La réussite post-reprofilage dépendra de la capacité des institutions gabonaises à coordonner leurs actions, à aligner objectifs techniques et ambitions politiques. Il faut une stratégie macroéconomique concertée, associant Ministère du Budget, Trésor, Banque centrale, ministère du Commerce et planification sectorielle. Le tout piloté par une cellule de suivi du reprofilage, avec un tableau de bord et des livrables trimestriels clairs.



6. Reprofilage et souveraineté économique : quelle vision d’ensemble ?


La gestion active de la dette ne peut être qu’un outil au service d’un projet national plus large : celui d’une économie gabonaise qui gagne en indépendance, en compétitivité et en résilience.

Pour cela :

  • Il faut mobiliser davantage l’épargne nationale et régionale dans des véhicules productifs (fonds sectoriels, titres indexés sur la croissance, SPV thématiques).

  • Il est temps d’ancrer la planification fin



    ancière dans une perspective industrielle : chaque levée de fonds, chaque arbitrage budgétaire devrait servir la montée en valeur de l’économie.

  • Et il faut institutionnaliser la culture du résultat, où chaque opération financière est rattachée à un objectif de transformation (emploi, balance commerciale, création d’actifs).


En bref, si l’État gabonais utilise ce reprofilage comme une transition vers un pilotage économique stratégique et rigoureux, alors cette opération ne sera pas un simple soulagement technique, mais un tournant national.

Une bonne opération financière ne remplace pas une bonne gouvernance. Le Gabon devra :

  • Renforcer la transparence sur sa dette (rapports publics réguliers).

  • Éviter les dérives électoralistes à l’approche des échéances politiques.

  • Institutionnaliser une règle budgétaire (plafond de déficit, de dette, etc.).


C’est en montrant l’exemple que le pays regagnera durablement la confiance de ses créanciers, de ses citoyens, et de ses investisseurs.


Conclusion : Reprofilage ou refondation ?

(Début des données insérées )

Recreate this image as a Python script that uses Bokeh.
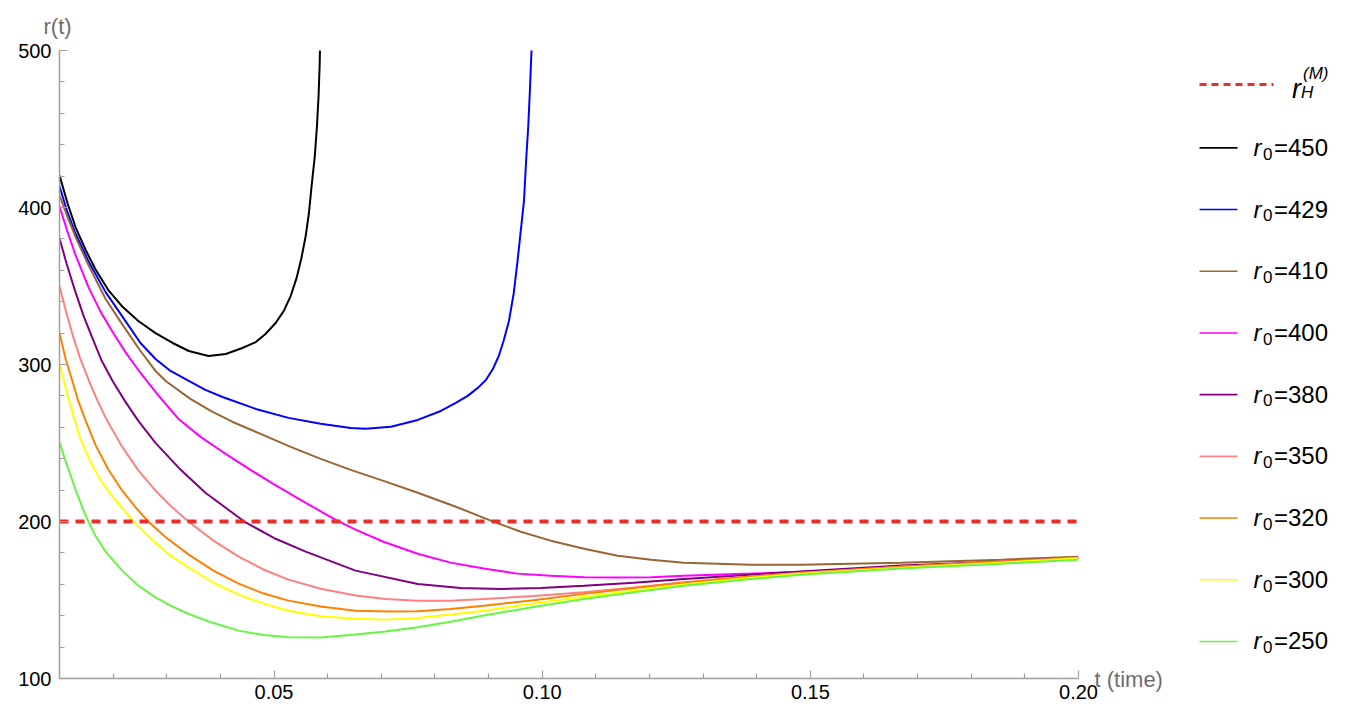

L’Opération Mouele est une manœuvre intelligente et maîtrisée. Le Gabon a prouvé qu’il pouvait négocier habilement avec ses créanciers et mobiliser son secteur bancaire. C’est un bon signal.

Mais l’essentiel reste à faire : transformer ce souffle budgétaire en moteur de relance économique. Cela passe par des réformes, une rigueur assumée, et une vision claire.

Ce n’est qu’à ces conditions que le Gabon pourra dire, dans quelques années, que cette opération n’était pas un simple répit, mais le début d’un vrai redressement durable.